13 December 2010

Da arqueologia a’ filosofia

A arqueologia e’ a maior das ciências, e’ a historia que não esta’ escrita, história sem letras. Na arqueologia não e’ o artefacto que interessa, e’ o que o artefacto revela. O para alem do que se sabe, para alem do que se pode saber. E’ a verdadeira ciência do desconhecido. O que fascina o verdadeiro arqueólogo, que não e’ ladrão, não e’ o objecto lindo de ouro, e’ a aura desse objecto, o que havia em volta, o contexto inconcreto de cada artefacto, inalcançável, o impossível desenhar: linha de fuga que parte do objecto encontrado.  A arqueologia, tal como um museu, não tem o que interessa (a realidade aparente que vende), pelo contrário, tem de ser imaginada. Todos os museus são sobre aquilo que não esta' lá, sobre o que não vai ficar. O para alem da “realidade” aparente.

E’ preciso arqueologizar, não só o saber com Foucault, mas a própria vida-mundo. Buscar o que esta’ em volta daquilo que nos e’ dado, admitindo desde logo a impossibilidade do concreto. Não há concretos! Não há realidade palpável, só nos resta a arqueologia.

E e' por isto que o meu monumento favorito em todo o mundo são as ruínas de Chan Chan no Peru. E’ um castelo de lama com mais de 1000 anos que parece vulnerável a uma simples rajada de vento. Facto que nos faz lembrar as coisas que não foram preservadas, “levadas pelo vento”. Pelo contrário, as pirâmides do Egipto, que eu desgosto particularmente, são grandes e famosas porque ficaram, porque há provas da civilização. O que queremos aqui e’ aquilo que não ficou! A maior civilização antiga e’ a que não ficou para ver. E Chan Chan e’ a minha favorita porque quase não ficou, como um bastião do inalcançável.

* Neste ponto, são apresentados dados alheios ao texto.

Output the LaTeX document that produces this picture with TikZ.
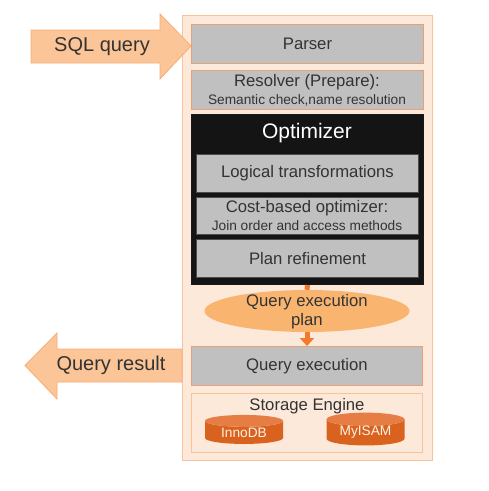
\documentclass[tikz,border=0pt]{standalone}
\usepackage{fontspec}
\setmainfont{Liberation Sans}
\usetikzlibrary{shapes.geometric,arrows.meta}
\definecolor{txt}{HTML}{333333}
\definecolor{peach}{HTML}{FBC597}
\definecolor{peachline}{HTML}{F6AE78}
\definecolor{outerfill}{HTML}{FDE9DA}
\definecolor{outerline}{HTML}{F8C29B}
\definecolor{boxgray}{HTML}{C0C0C0}
\definecolor{boxline}{HTML}{E3A27A}
\definecolor{ellfill}{HTML}{F9B56F}
\definecolor{conn}{HTML}{F27A2C}
\definecolor{cylbody}{HTML}{D9621F}
\definecolor{cyltop}{HTML}{E57D45}
\tikzset{
  graybox/.style={draw=boxline, line width=1pt, fill=boxgray, text=txt, inner sep=0pt, align=center, anchor=north west},
  darkbox/.style={draw=black!90, fill=black!92, line width=1pt, inner sep=0pt, anchor=north west},
  blockarrow/.style={fill=peach, draw=peachline, line width=0.8pt},
  db/.style={cylinder, shape border rotate=90, aspect=0.26, minimum width=78pt, minimum height=29pt, inner sep=0pt,
     cylinder uses custom fill, cylinder body fill=cylbody, cylinder end fill=cyltop, draw=none, text=white!90!orange, font=\fontsize{13.7}{15}\selectfont},
  big/.style={font=\fontsize{16.7}{19}\selectfont},
  small/.style={font=\fontsize{13.7}{15}\selectfont},
}
\begin{document}
\begin{tikzpicture}[x=1pt,y=-1pt]
\useasboundingbox[fill=white] (0,0) rectangle (489,491);
% outer container
\node[draw=outerline, fill=outerfill, line width=1.2pt, minimum width=250pt, minimum height=445pt, anchor=north west, inner sep=0pt] (outer) at (182,15) {};
% SQL query arrow
\draw[blockarrow] (31,30) -- (160,30) -- (160,14) -- (191,46) -- (160,79) -- (160,63) -- (31,63) -- cycle;
\node[text=txt, font=\fontsize{20}{22}\selectfont] (sql) at (102,46.5) {SQL query};
% Query result arrow
\draw[blockarrow] (182,349) -- (57,349) -- (57,333) -- (25,365.5) -- (57,399) -- (57,382) -- (182,382) -- cycle;
\node[text=txt, font=\fontsize{20}{22}\selectfont] (qres) at (111,365.5) {Query result};
% Parser
\node[graybox, big, minimum width=232pt, minimum height=39pt] (parser) at (191,24) {Parser};
% Resolver
\node[graybox, minimum width=232pt, minimum height=39pt] (resolver) at (191,70) {};
\node[big, text=txt] at (307,82) {Resolver (Prepare):};
\node[small, text=txt] at (307,100) {Semantic check,name resolution};
% Optimizer
\node[darkbox, minimum width=232pt, minimum height=170pt] (optimizer) at (191,114) {};
\node[text=white, font=\fontsize{21}{24}\selectfont] (opttitle) at (307,133) {Optimizer};
\node[graybox, big, draw=black!70, minimum width=222pt, minimum height=38pt] (logical) at (196,154) {Logical transformations};
\node[graybox, draw=black!70, minimum width=222pt, minimum height=37pt] (cost) at (196,197) {};
\node[big, text=txt] at (307,208) {Cost-based optimizer:};
\node[small, text=txt] at (307,226) {Join order and access methods};
\node[graybox, big, draw=black!70, minimum width=222pt, minimum height=38pt] (refine) at (196,239) {Plan refinement};
% Query execution plan ellipse
\node[ellipse, fill=ellfill, draw=none, minimum width=205pt, minimum height=42pt, inner sep=0pt] (plan) at (307,311) {};
\node[big, text=txt] at (307,302) {Query execution};
\node[big, text=txt] at (307,321.5) {plan};
\draw[conn, line width=5pt] (optimizer.south) -- (plan.north);
% Query execution
\node[graybox, big, minimum width=231pt, minimum height=39pt] (exec) at (191,346) {Query execution};
\draw[conn, line width=5pt, -{Triangle[width=14pt,length=8pt]}] (plan.south) -- (exec.north);
% Storage engine
\node[draw=outerline, line width=1pt, fill=outerfill, minimum width=231pt, minimum height=59pt, anchor=north west, inner sep=0pt] (storage) at (191,393) {};
\node[big, text=txt] (setitle) at (307,406) {Storage Engine};
\node[db] (innodb) at (244,432.5) {InnoDB};
\node[db] (myisam) at (365.5,432.5) {MyISAM};
\end{tikzpicture}
\end{document}
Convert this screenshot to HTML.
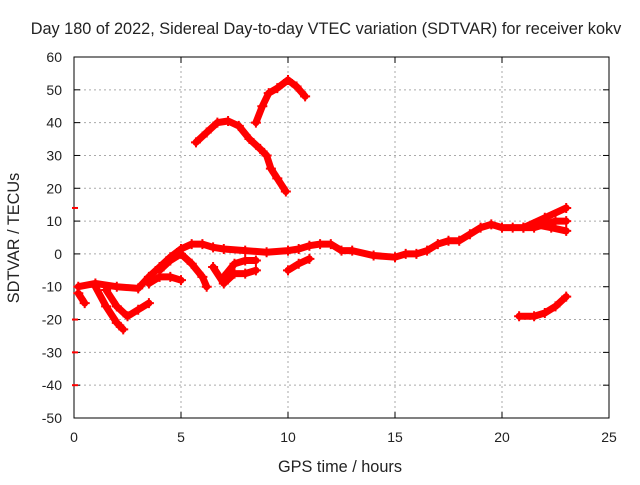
<!DOCTYPE html>
<html><head><meta charset="utf-8"><style>
body{margin:0;background:#fff}
svg text{font-family:"Liberation Sans",sans-serif;font-size:14px;fill:#222}
svg text.big{font-size:16.3px}
</style></head><body>
<svg width="640" height="480">
<g id="grid"></g><g id="axes"></g><g id="marks"></g>
<text class="big" x="326" y="34" text-anchor="middle">Day 180 of 2022, Sidereal Day-to-day VTEC variation (SDTVAR) for receiver kokv</text>
<text class="big" x="340" y="472" text-anchor="middle">GPS time / hours</text>
<text class="big" transform="translate(19,238) rotate(-90)" text-anchor="middle">SDTVAR / TECUs</text>
</svg>
<script>
const xTicks=[0,5,10,15,20,25];
const yTicks=[-50,-40,-30,-20,-10,0,10,20,30,40,50,60];
const trackUpperArc=[[5.7,34],[6.2,37],[6.7,40],[7.2,40.5],[7.7,39],[8.2,35],[8.7,32],[9.0,30],[9.2,26],[9.5,23],[9.9,19]];
const trackTop=[[8.5,40],[8.8,45],[9.1,49],[9.5,50.5],[10.0,53],[10.4,51],[10.8,48]];
const trackMain=[[0.2,-10],[1,-9],[2,-10],[3,-10.5],[3.5,-7],[4,-4],[4.5,-1],[5,1.5],[5.5,3],[6,3],[6.5,2],[7,1.5],[8,1],[9,0.5],[10,1],[10.5,1.5],[11,2.5],[11.5,3],[12,3],[12.5,1],[13,1],[14,-0.5],[15,-1],[15.5,0],[16,0],[16.5,1],[17,3],[17.5,4],[18,4],[18.5,6],[19,8],[19.5,9],[20,8],[20.5,8],[21,8],[21.5,8],[22,9],[22.5,10],[23,10]];
const trackLateUp=[[21,8],[22,11],[23,14]];
const trackLateDown=[[21.5,9],[22.3,8],[23,7]];
const trackBottomRight=[[20.8,-19],[21.5,-19],[22,-18],[22.5,-16],[23,-13]];
const trackDipA=[[0.2,-12],[0.5,-15]];
const trackDipB=[[1,-10],[1.5,-16],[2,-21],[2.3,-23]];
const trackDipC=[[1.5,-11],[2,-16],[2.5,-19],[3,-17],[3.5,-15]];
const trackDipD=[[3.5,-9],[4,-7],[4.5,-7],[5,-8]];
const trackDipE=[[4,-5],[4.5,-2],[5,0],[5.5,-3],[6,-7],[6.2,-10]];
const trackDipF=[[6.5,-4],[7,-9],[7.5,-6],[8,-6],[8.5,-5]];
const trackDipG=[[7,-7],[7.5,-3],[8,-2],[8.5,-2]];
const trackDipH=[[10,-5],[10.5,-3],[11,-1.5]];
const trackEdge=[[0,14],[0,-20],[0,-30],[0,-40]];
const tracks=[trackUpperArc,trackTop,trackMain,trackLateUp,trackLateDown,trackBottomRight,trackDipA,trackDipB,trackDipC,trackDipD,trackDipE,trackDipF,trackDipG,trackDipH];
const X0=74,X1=609,Y0=418,Y1=57;
const sx=v=>X0+(v-0)/(25-0)*(X1-X0);
const sy=v=>Y0-(v+50)/110*(Y0-Y1);
const NS="http://www.w3.org/2000/svg";
function mk(t,a,p){const e=document.createElementNS(NS,t);for(const k in a)e.setAttribute(k,a[k]);p.appendChild(e);return e;}
const g=document.getElementById('grid'),ax=document.getElementById('axes'),m=document.getElementById('marks');
xTicks.forEach(t=>{const x=sx(t);
 if(t>0&&t<25){const l=mk('line',{x1:x,y1:Y0,x2:x,y2:Y1,stroke:'#aaa','stroke-dasharray':'2,3'},g);}
 const tx=mk('text',{x:x,y:Y0+24,'text-anchor':'middle'},ax);tx.textContent=t;
 
 mk('line',{x1:x,y1:Y0,x2:x,y2:Y0-6,stroke:'#000'},ax);mk('line',{x1:x,y1:Y1,x2:x,y2:Y1+6,stroke:'#000'},ax);});
yTicks.forEach(t=>{const y=sy(t);
 if(t>-50&&t<60){const l=mk('line',{x1:X0,y1:y,x2:X1,y2:y,stroke:'#aaa','stroke-dasharray':'2,3'},g);}
 const tx=mk('text',{x:X0-12,y:y+5,'text-anchor':'end'},ax);tx.textContent=t;
 
 mk('line',{x1:X0,y1:y,x2:X0+6,y2:y,stroke:'#000'},ax);mk('line',{x1:X1,y1:y,x2:X1-6,y2:y,stroke:'#000'},ax);});
const fr=mk('rect',{x:X0,y:Y1,width:X1-X0,height:Y0-Y1,fill:'none',stroke:'#000'},ax);

tracks.forEach(tr=>{
 const pl=mk('polyline',{points:tr.map(p=>sx(p[0])+','+sy(p[1])).join(' '),fill:'none',stroke:'#f00','stroke-width':7,'stroke-linejoin':'round','stroke-linecap':'round'},m);
 
 tr.forEach(p=>{const x=sx(p[0]),y=sy(p[1]);mk('path',{d:`M${x-5},${y}h10M${x},${y-5}v10`,stroke:'#f00','stroke-width':2},m);});
});
trackEdge.forEach(p=>{const l=mk('line',{x1:sx(p[0])-2,y1:sy(p[1]),x2:sx(p[0])+4,y2:sy(p[1]),stroke:'#f00','stroke-width':2},m);
 });
</script>
</body></html>
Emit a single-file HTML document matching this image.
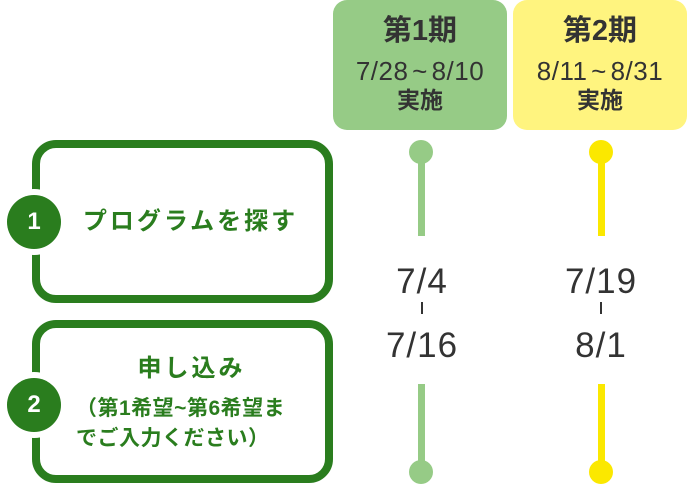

E da arqueologia, ciência do Proibido Permanecer, para a Filosofia.  Filosofia e’ só o conjunto de actividades a que nos entregamos com o objectivo de alterar a nossa própria forma de pensar. E diz-se própria no sentido em que alterar uma forma de pensar e’ alterar uma forma de ser. O culto daquilo que não permanece foge do culto do que permanece. Foge da febre do arquivo, do coleccionismo analista. O culto do que permanece (incluindo na arqueologia, quando se ignora, não se vendo, o que não se vê) leva-nos a um estado estático. Por exemplo, a incapacidade de filosofar, modo de pensar aquilo que sempre pensamos no passado (o grande domínio do superego).

E ao deixar o blog do Proibido Permanecer deixo a sua ética explicada: a vida deve ser o que não permanece. A vida e' muito mais do que as coisas que temos e vemos e memorizamos. A vida e' principalmente aquilo que não tocamos, o que nos passou por perto, aquela bruma de possibilidades que nos atravessam. O que fica e' um detalhe. O que podia ficar e' o grandioso. Nós, o cérebro, não somos feitos para o que aconteceu ou acontecera’. Nos somos feitos do que poderia ter acontecido para o que poderá acontecer.